Think of a simple, everyday moment: you are stuck in traffic after a long day, fingers tight on the steering wheel, radio off, everything feeling slow and stale. Your face is already collapsing into irritation. Then you notice the car next to you, where a toddler in the back seat is singing loudly and off-key to a song you cannot hear. You have a choice: stay with the tightening frown or let a small, reluctant smile appear. The quote is about that exact crossroads.

I would even say this phrase is a little biased in favor of optimism — and that is mostly a good thing. Still, it does not fully hold in every situation. There are times when a smile really is not available: loss, deep exhaustion, real injustice. In those moments, asking yourself for a smile can feel dishonest or cruel. There are days when a frown is not something you "put on," but something that arrives with the weight of what you are carrying. The wisdom here is not to banish those days, but to keep them from swallowing all the others.

So these words are not telling you to paste on fake happiness. They are asking you to become more aware of your own small freedoms. Before you decide, "This is hopeless, and I will wear that on my face," you are urged to scan the scene: Is there a tiny piece of good, or humor, or possibility I am ignoring? If there is, you are encouraged to let your expression match that instead. If there is not, then your seriousness is honest, and that matters too.

Where This Quote Came From

James M. Beggs is widely remembered as an American public servant and businessman, most notably a former administrator of NASA in the early 1980s. These were years colored by both ambition and anxiety: the space shuttle era, the Cold War, intense technological hope, and growing public scrutiny over government decisions. People in public roles carried heavy responsibility, often under bright, unforgiving lights.

In that climate, messages about attitude and morale were not just fluffy ideas. They shaped how teams faced pressure, failure, and risk. When work could involve literal life-and-death outcomes, the emotional tone of a group mattered. A saying that draws attention to your own choice of emotional posture fit that world: you might not control external events, but you could still manage how you met them.

American culture at the time was also steeped in a growing self-help and motivational streak. There was strong belief that mindset affected performance. These words fit neatly into that atmosphere, but they keep a friendly, almost homey simplicity rather than sounding like a slogan. They speak to anyone, not just engineers or leaders.

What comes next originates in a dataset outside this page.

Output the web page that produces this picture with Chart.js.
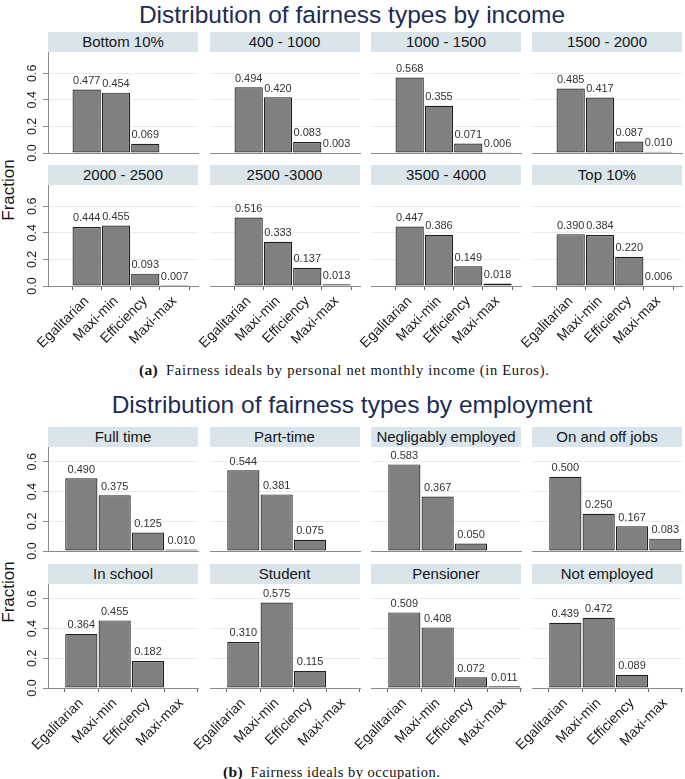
<!DOCTYPE html>
<html>
<head>
<meta charset="utf-8">
<script src="https://cdn.jsdelivr.net/npm/chart.js@4.4.1/dist/chart.umd.min.js"></script>
<style>
  html, body { margin: 0; padding: 0; background: #ffffff; }
  #page { position: relative; width: 685px; height: 779px; overflow: hidden; background: #ffffff; }
  canvas { position: absolute; }
  .title { position: absolute; left: 2px; width: 700px; text-align: center; font-family: "Liberation Sans", Arial, sans-serif; font-size: 24.5px; line-height: 24.5px; color: #1c2c55; white-space: nowrap; }
  .hdr { position: absolute; width: 150px; height: 20px; line-height: 20px; background: #d9e5eb; text-align: center; font-family: "Liberation Sans", Arial, sans-serif; font-size: 15px; color: #151515; white-space: nowrap; }
  .ylab { position: absolute; width: 100px; height: 20px; line-height: 20px; text-align: center; font-family: "Liberation Sans", Arial, sans-serif; font-size: 17px; color: #151515; transform: rotate(-90deg); transform-origin: 50% 50%; }
  .cap { position: absolute; font-family: "Liberation Serif", "Times New Roman", serif; font-size: 14.5px; line-height: 14.5px; color: #111; white-space: nowrap; }
  .cap b { font-weight: bold; font-size: 15.5px; letter-spacing: 0.3px; }
</style>
</head>
<body>
<div id="page"></div>
<script>
// ---------------- data ----------------
const fairnessTypes = ['Egalitarian', 'Maxi-min', 'Efficiency', 'Maxi-max'];
const yTickValues = [0.0, 0.2, 0.4, 0.6];

const incomeGroups = ['Bottom 10%', '400 - 1000', '1000 - 1500', '1500 - 2000',
                      '2000 - 2500', '2500 -3000', '3500 - 4000', 'Top 10%'];
const incBottom10   = [0.477, 0.454, 0.069, null];
const inc400to1000  = [0.494, 0.420, 0.083, 0.003];
const inc1000to1500 = [0.568, 0.355, 0.071, 0.006];
const inc1500to2000 = [0.485, 0.417, 0.087, 0.010];
const inc2000to2500 = [0.444, 0.455, 0.093, 0.007];
const inc2500to3000 = [0.516, 0.333, 0.137, 0.013];
const inc3500to4000 = [0.447, 0.386, 0.149, 0.018];
const incTop10      = [0.390, 0.384, 0.220, 0.006];

const employmentGroups = ['Full time', 'Part-time', 'Negligably employed', 'On and off jobs',
                          'In school', 'Student', 'Pensioner', 'Not employed'];
const empFullTime    = [0.490, 0.375, 0.125, 0.010];
const empPartTime    = [0.544, 0.381, 0.075, null];
const empNegligably  = [0.583, 0.367, 0.050, null];
const empOnOff       = [0.500, 0.250, 0.167, 0.083];
const empInSchool    = [0.364, 0.455, 0.182, null];
const empStudent     = [0.310, 0.575, 0.115, null];
const empPensioner   = [0.509, 0.408, 0.072, 0.011];
const empNotEmployed = [0.439, 0.472, 0.089, null];

const incomeTitle = 'Distribution of fairness types by income';
const employmentTitle = 'Distribution of fairness types by employment';
const yAxisTitle = 'Fraction';

// ---------------- layout ----------------
const FONT = '"Liberation Sans", Arial, sans-serif';
const COL_X = [48, 209.5, 371, 532];
const PANEL_W = 150;

const figures = [
  {
    title: incomeTitle, titleTop: 2.5,
    groups: incomeGroups,
    series: [incBottom10, inc400to1000, inc1000to1500, inc1500to2000,
             inc2000to2500, inc2500to3000, inc3500to4000, incTop10],
    rows: [{ headerTop: 32, plotTop: 52, plotH: 101 }, { headerTop: 165, plotTop: 185, plotH: 101 }],
    ymax: 0.76, xmin: -1.32, xmax: 3.80, yLabelCenter: 190,
    caption: ['(a)', 'Fairness ideals by personal net monthly income (in Euros).'],
    capLeft: 139, capTop: 363, capSpacing: '0.72px'
  },
  {
    title: employmentTitle, titleTop: 392.5,
    groups: employmentGroups,
    series: [empFullTime, empPartTime, empNegligably, empOnOff,
             empInSchool, empStudent, empPensioner, empNotEmployed],
    rows: [{ headerTop: 426.5, plotTop: 446.5, plotH: 104 }, { headerTop: 563.5, plotTop: 583.5, plotH: 104 }],
    ymax: 0.70, xmin: -1.0, xmax: 3.5, yLabelCenter: 592,
    caption: ['(b)', 'Fairness ideals by occupation.'],
    capLeft: 223, capTop: 764.5, capSpacing: '0.5px'
  }
];

const valueLabelPlugin = {
  id: 'valueLabels',
  afterDatasetsDraw(chart) {
    const ctx = chart.ctx;
    const meta = chart.getDatasetMeta(0);
    const data = chart.data.datasets[0].data;
    ctx.save();
    ctx.font = '11px ' + FONT;
    ctx.fillStyle = '#333333';
    ctx.textAlign = 'center';
    ctx.textBaseline = 'alphabetic';
    meta.data.forEach((bar, i) => {
      const v = data[i].y;
      if (v === null || v === undefined) return;
      ctx.fillText(v.toFixed(3), bar.x, bar.y - 5.5);
    });
    ctx.restore();
  }
};

const page = document.getElementById('page');

function addDiv(cls, text, style) {
  const d = document.createElement('div');
  d.className = cls;
  d.textContent = text;
  Object.assign(d.style, style);
  page.appendChild(d);
  return d;
}

figures.forEach(fig => {
  addDiv('title', fig.title, { top: fig.titleTop + 'px' });
  addDiv('ylab', yAxisTitle, { left: (9 - 50) + 'px', top: (fig.yLabelCenter - 10) + 'px' });

  const cap = document.createElement('div');
  cap.className = 'cap';
  cap.style.left = fig.capLeft + 'px';
  cap.style.top = fig.capTop + 'px';
  cap.style.letterSpacing = fig.capSpacing;
  const b = document.createElement('b');
  b.textContent = fig.caption[0];
  cap.appendChild(b);
  cap.appendChild(document.createTextNode('\u2002' + fig.caption[1]));
  page.appendChild(cap);

  fig.series.forEach((values, idx) => {
    const r = Math.floor(idx / 4), c = idx % 4;
    const row = fig.rows[r];
    const showY = c === 0;
    const showX = r === 1;
    const padL = showY ? 32 : 20;
    const padR = 8;
    const padT = 8;
    const padB = showX ? 0 : 10;
    const xH = showX ? 74 : 2;

    addDiv('hdr', fig.groups[idx], { left: COL_X[c] + 'px', top: row.headerTop + 'px' });

    const cv = document.createElement('canvas');
    const W = padL + PANEL_W + padR;
    const H = padT + row.plotH + xH + padB;
    cv.width = W; cv.height = H;
    cv.style.width = W + 'px'; cv.style.height = H + 'px';
    cv.style.left = (COL_X[c] - padL) + 'px';
    cv.style.top = (row.plotTop - padT) + 'px';
    page.appendChild(cv);

    new Chart(cv, {
      type: 'bar',
      data: {
        datasets: [{
          data: values.map((v, i) => ({ x: i, y: v })),
          backgroundColor: '#808080',
          borderColor: '#1f1f1f',
          borderWidth: 1.2,
          borderSkipped: false,
          barPercentage: 0.965,
          categoryPercentage: 1.0
        }]
      },
      options: {
        responsive: false,
        animation: false,
        devicePixelRatio: 1,
        layout: { padding: { top: padT, left: 0, right: padR, bottom: padB } },
        plugins: { legend: { display: false }, tooltip: { enabled: false }, title: { display: false } },
        scales: {
          x: {
            type: 'linear', position: 'bottom', min: fig.xmin, max: fig.xmax, offset: false,
            afterBuildTicks: s => { s.ticks = fairnessTypes.map((_, i) => ({ value: i })); },
            afterFit: s => { s.height = xH; s.paddingLeft = 0; s.paddingRight = 0; },
            grid: { display: true, drawOnChartArea: false, drawTicks: showX, tickLength: 4, color: '#666', tickColor: '#666' },
            border: { display: true, color: '#8a8a8a', width: 1 },
            ticks: {
              display: showX, autoSkip: false, minRotation: 45, maxRotation: 45, padding: 3,
              color: '#1a1a1a', font: { family: FONT, size: 14 },
              callback: (v) => fairnessTypes[v]
            }
          },
          y: {
            type: 'linear', position: 'left', min: 0, max: fig.ymax,
            afterBuildTicks: s => { s.ticks = yTickValues.map(v => ({ value: v })); },
            afterFit: s => { s.width = padL; s.paddingTop = 0; s.paddingBottom = 0; },
            grid: { color: '#e4edf0', lineWidth: 1, drawTicks: showY, tickLength: 5, tickColor: '#8a8a8a' },
            border: { display: showY, color: '#8a8a8a', width: 1 },
            ticks: {
              display: showY, minRotation: 90, maxRotation: 90, crossAlign: 'center', padding: 2,
              color: '#1a1a1a', font: { family: FONT, size: 12.5 },
              callback: v => Number(v).toFixed(1)
            }
          }
        }
      },
      plugins: [valueLabelPlugin]
    });
  });
});
</script>
</body>
</html>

While quotes on the internet sometimes get misattributed, this one is often linked to Beggs in collections of motivational sayings. Whether or not it originated exactly with him, it reflects a mindset common in his era: cautious realism paired with an insistence on choosing a lighter, more constructive stance whenever that is honestly possible.

About James M. Beggs

James M. Beggs, who was born in 1926 and died in 2020, was an American engineer, businessman, and public official best known for serving as Administrator of NASA from 1981 to 1985. He grew up in an era shaped by the Great Depression and World War II, which meant resilience and duty were not abstract ideas to him but part of the air people breathed.

Beggs studied engineering and later worked in both government and industry before taking the helm at NASA. His tenure coincided with the early years of the space shuttle program, a time of bold vision but also intense operational and political pressure. He led an organization full of highly skilled people working on complex, risky missions where mistakes could be devastating. In that environment, the mindset of both leaders and teams mattered as much as their technical skill.

He is remembered for navigating NASA through demanding years, even though his time as administrator was touched by controversy and challenge. A quote about checking your inclination to frown before you settle into it fits the kind of emotional steadiness someone in his position would need. Facing budget fights, technical problems, and public expectations, it makes sense that he would value the ability to pause, look for any genuine reason to keep spirits up, and only then accept a darker outlook if it truly could not be helped.